Fossils improve phylogenetic analyses of morphological characters

Nicolás Mongiardino, Russel J Garwood, Luke A. Perry.                                                         

Summarized by Sadira Jenarine, a senior at The University of South Florida. She is a geology major and plans on attending graduate school following graduation in the summer. Once she earns her degree, she hopes to work along the lines of environmental conservation and preservation or become a professor. When she’s not looking at rocks, you can usually find her at the local Starbucks making a latte or in the town’s own “Lettuce Lake Conservation Park”.     

What data were used: The authors conducted a simulation of 250 evolutionary trees, also called phylogenies, which were used to determine the most accurate method of creating phylogenetic trees.
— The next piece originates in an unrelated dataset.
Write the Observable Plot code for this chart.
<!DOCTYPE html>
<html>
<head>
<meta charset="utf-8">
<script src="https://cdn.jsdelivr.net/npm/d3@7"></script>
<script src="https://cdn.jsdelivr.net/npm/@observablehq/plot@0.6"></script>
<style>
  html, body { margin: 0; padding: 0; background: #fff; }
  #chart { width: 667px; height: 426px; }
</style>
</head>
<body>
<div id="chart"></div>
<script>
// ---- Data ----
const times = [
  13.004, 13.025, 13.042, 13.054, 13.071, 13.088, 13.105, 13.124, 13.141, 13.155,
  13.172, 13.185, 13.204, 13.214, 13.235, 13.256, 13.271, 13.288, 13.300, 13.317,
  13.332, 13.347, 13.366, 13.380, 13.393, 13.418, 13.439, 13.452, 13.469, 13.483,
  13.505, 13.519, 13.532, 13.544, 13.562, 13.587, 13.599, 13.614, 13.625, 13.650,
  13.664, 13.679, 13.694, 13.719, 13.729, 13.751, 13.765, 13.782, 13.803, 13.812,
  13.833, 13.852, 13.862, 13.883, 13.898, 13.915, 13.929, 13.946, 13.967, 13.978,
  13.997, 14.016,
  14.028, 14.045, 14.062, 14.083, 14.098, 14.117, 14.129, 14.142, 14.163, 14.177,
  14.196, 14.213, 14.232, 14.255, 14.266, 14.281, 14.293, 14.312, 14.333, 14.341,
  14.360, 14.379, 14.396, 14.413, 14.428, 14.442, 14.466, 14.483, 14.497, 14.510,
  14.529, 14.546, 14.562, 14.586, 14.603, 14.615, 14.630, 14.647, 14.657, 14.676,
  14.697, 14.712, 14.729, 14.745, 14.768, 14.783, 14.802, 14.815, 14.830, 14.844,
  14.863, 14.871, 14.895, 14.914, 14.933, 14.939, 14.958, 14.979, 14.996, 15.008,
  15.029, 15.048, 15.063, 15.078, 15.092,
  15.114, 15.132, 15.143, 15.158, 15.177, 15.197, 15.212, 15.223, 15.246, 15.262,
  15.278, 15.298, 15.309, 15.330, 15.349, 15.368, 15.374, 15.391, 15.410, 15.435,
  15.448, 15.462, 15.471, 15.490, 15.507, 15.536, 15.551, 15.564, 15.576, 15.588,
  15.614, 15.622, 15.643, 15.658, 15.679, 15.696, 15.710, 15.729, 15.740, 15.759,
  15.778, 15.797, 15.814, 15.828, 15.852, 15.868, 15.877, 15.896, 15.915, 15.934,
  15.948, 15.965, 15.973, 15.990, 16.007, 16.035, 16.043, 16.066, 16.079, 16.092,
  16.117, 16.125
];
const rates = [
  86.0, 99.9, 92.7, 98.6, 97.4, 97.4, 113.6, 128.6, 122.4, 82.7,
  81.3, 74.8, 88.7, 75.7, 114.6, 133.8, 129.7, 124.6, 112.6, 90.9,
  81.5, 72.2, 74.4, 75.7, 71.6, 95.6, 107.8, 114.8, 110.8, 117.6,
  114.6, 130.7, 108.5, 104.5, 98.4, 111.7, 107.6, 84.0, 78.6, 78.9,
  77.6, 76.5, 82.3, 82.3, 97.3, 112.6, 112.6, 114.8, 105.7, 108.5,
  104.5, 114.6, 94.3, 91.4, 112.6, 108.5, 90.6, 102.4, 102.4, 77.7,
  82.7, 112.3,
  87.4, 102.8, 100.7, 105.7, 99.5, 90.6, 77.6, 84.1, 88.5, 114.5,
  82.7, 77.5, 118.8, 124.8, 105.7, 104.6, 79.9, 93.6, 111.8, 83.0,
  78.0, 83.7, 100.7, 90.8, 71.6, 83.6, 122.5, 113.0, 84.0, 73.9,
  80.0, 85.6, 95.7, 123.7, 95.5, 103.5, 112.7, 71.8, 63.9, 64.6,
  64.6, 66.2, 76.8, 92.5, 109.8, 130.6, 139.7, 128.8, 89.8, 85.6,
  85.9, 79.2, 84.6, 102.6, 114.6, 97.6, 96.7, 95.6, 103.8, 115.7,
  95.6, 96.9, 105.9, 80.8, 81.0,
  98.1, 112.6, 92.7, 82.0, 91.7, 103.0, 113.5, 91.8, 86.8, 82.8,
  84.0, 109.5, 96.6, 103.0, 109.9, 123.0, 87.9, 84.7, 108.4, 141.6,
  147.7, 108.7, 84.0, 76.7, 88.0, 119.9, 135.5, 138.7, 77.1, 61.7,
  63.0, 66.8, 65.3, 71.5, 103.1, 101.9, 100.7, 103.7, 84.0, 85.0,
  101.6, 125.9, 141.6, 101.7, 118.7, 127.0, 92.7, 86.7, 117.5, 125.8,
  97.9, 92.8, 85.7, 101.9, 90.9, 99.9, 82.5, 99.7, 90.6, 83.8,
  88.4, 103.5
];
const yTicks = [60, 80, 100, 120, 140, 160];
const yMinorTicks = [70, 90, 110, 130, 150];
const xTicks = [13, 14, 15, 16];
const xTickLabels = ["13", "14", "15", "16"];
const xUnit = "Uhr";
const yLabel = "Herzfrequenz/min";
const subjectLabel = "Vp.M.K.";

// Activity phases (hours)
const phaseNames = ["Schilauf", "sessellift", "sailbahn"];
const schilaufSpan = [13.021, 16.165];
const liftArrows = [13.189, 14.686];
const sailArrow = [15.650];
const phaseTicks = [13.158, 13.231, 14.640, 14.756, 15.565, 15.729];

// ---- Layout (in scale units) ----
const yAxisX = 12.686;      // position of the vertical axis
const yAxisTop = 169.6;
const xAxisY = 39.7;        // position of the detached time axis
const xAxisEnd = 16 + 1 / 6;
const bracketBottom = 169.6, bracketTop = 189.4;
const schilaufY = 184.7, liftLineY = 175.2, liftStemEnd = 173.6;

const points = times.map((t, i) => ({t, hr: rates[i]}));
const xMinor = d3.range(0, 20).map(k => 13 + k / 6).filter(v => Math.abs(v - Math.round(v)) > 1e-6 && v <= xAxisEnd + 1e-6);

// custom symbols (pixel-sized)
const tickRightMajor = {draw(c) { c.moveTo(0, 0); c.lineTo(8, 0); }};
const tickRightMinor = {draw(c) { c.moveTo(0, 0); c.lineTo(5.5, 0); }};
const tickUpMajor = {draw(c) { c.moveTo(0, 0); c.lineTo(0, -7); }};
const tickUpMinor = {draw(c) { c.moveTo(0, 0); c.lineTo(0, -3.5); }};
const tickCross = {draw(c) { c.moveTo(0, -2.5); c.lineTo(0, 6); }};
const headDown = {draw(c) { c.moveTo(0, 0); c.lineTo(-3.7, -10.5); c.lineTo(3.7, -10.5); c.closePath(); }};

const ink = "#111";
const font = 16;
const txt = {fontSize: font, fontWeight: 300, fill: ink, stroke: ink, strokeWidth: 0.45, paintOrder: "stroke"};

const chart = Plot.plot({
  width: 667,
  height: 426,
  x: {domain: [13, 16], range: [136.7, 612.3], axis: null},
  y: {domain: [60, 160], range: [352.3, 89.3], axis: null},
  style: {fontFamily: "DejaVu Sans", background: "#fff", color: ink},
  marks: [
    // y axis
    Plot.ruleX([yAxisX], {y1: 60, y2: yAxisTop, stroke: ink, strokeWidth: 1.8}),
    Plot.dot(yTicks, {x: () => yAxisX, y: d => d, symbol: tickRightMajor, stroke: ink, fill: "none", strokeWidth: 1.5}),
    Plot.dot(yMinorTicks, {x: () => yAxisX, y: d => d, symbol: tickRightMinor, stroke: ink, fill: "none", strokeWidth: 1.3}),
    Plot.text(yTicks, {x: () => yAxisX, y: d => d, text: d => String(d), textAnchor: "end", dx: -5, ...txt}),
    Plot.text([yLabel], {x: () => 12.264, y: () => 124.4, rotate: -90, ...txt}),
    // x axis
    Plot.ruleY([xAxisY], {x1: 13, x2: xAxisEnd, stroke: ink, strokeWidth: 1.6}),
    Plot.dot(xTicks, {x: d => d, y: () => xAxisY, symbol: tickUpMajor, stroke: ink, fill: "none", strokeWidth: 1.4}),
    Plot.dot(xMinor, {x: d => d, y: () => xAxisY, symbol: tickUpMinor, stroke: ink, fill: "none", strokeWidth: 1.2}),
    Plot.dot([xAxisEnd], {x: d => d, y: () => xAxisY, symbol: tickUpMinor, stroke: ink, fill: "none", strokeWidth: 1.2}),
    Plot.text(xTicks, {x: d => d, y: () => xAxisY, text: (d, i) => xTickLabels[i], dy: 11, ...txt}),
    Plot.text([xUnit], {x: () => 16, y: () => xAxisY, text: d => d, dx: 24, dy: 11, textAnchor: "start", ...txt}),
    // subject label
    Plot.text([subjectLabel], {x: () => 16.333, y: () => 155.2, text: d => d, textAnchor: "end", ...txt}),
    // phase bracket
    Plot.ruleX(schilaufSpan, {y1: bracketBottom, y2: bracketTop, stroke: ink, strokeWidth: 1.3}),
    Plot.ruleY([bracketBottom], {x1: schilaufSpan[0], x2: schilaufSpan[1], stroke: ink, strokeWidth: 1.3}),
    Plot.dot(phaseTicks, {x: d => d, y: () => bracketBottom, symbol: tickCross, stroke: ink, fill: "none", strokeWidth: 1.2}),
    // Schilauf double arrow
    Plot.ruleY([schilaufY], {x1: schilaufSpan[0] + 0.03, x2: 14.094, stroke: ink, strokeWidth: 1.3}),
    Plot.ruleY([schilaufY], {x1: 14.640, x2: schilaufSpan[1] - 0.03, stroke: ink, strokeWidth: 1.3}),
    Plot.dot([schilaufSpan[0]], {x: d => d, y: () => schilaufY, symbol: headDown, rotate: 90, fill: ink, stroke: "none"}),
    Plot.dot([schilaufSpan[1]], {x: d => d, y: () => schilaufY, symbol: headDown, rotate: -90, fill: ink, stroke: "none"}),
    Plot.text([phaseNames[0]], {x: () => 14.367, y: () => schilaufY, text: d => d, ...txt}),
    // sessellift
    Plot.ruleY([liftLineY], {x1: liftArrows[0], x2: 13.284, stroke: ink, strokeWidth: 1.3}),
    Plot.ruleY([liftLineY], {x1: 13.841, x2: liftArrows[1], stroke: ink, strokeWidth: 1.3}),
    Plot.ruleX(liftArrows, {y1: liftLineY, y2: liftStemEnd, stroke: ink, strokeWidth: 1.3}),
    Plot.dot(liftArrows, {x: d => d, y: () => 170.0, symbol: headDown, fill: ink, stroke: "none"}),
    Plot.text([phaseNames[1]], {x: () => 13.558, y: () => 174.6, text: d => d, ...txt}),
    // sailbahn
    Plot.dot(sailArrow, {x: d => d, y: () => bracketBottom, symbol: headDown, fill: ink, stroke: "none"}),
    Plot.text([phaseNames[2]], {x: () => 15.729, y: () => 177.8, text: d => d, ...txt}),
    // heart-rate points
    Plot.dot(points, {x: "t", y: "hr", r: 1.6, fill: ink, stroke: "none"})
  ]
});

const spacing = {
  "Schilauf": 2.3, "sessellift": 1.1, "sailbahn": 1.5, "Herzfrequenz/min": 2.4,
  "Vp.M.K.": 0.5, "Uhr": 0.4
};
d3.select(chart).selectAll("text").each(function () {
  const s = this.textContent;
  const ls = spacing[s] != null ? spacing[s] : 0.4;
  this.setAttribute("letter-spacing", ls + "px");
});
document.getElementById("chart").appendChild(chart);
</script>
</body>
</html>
Programs were designed to account for species’ traits, including strengths and weaknesses as well as their ability and likeliness to survive natural disaster, such as mass extinction events, and/or predation.     

Methods: This study was completed by testing different phylogenetic inference methods: maximum parsimony (MP), Bayesian inference (BI) and tip-dating. MP is essentially the path of least resistance in evolution; the fewer branches you must jump on “the tree of life”, the more closely related a species likely is. Bayesian inference, combined with tip-dating is a method of dating fossils by analysis that gives a numerical age of the specimen, and then tests whether it is statistically accurate using an equation called Bayes Theorem. These methods differ from a more common technique, ‘node dating’ which determines the age through age constraints that are formed by the first and last seen specimen in the fossil record. These new forms of analysis were tested based on the 250 trees as well as over 11,000 different traits that these organisms share.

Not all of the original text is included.